Prop. 8 Case's Closing Arguments Finally Scheduled
The long-awaited closing arguments in the long-delayed federal court case against California's anti-gay-marriage Proposition 8 have finally been scheduled for mid-June.
Overturning Prop. 8 in federal court would help trump those setbacks, but don't get all giddy. The continued fighting over documents that has helped put the West Coast trial into a state of suspended animation may very well continue.
Powerhouse attorneys David Boies and Bush solicitor general Theodore Olsen, fighting in defense of gay marriage, will get their chance on June 16 to sum it all up against the State of California in Perry v. Schwarzenegger. The case began months ago in federal court in San Francisco, under Chief U.S. District Judge Vaughn Walker.
The proceedings started in January, but after two weeks of hearings — which Walker planned to broadcast on YouTube until the Supreme Court scuttled that — the case bogged down. Opponents of Prop. 8 balked at turning over documents from the 2008 campaign to Prop. 8's sponsors. But earlier this week, the AP says, "Equality California and the American Civil Liberties Union finally agreed yesterday to supply the disputed documents."
Now Protect Marriage, the coalition responsible for putting Prop. 8 on the ballot in the first place, wants to withdraw its own material. Suddenly embarrassed by the breadth and ridiculousness of some of its claims, Protect Marriage wants to retract material that has already been entered into the record.

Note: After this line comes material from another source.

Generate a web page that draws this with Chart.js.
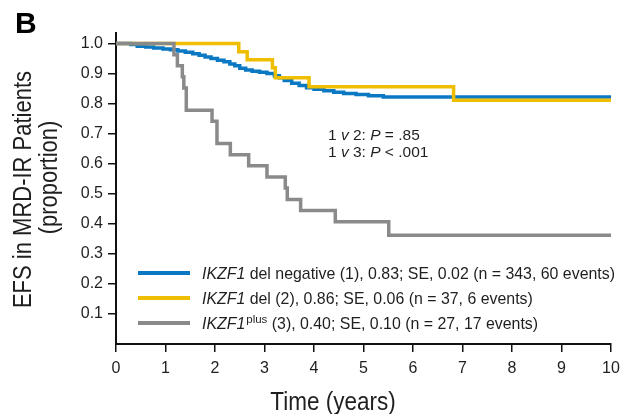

The material includes, the AP notes, "some of the trial's most explosive elements, such as writings that claimed gays are more likely to be pedophiles and that allowing them to wed would cause young people to become homosexual."
Such crackpot material has long been used by opponents of gay marriage and other rights. In 1992, for example, proponents of Colorado's anti-gay-rights Amendment 2 flooded the state the weekend before the vote with thousands of pamphlets with such twisted info. The tactic worked, and Colorado voters passed the measure. Four years later, the U.S. Supreme Court ruled that it was unconstitutional.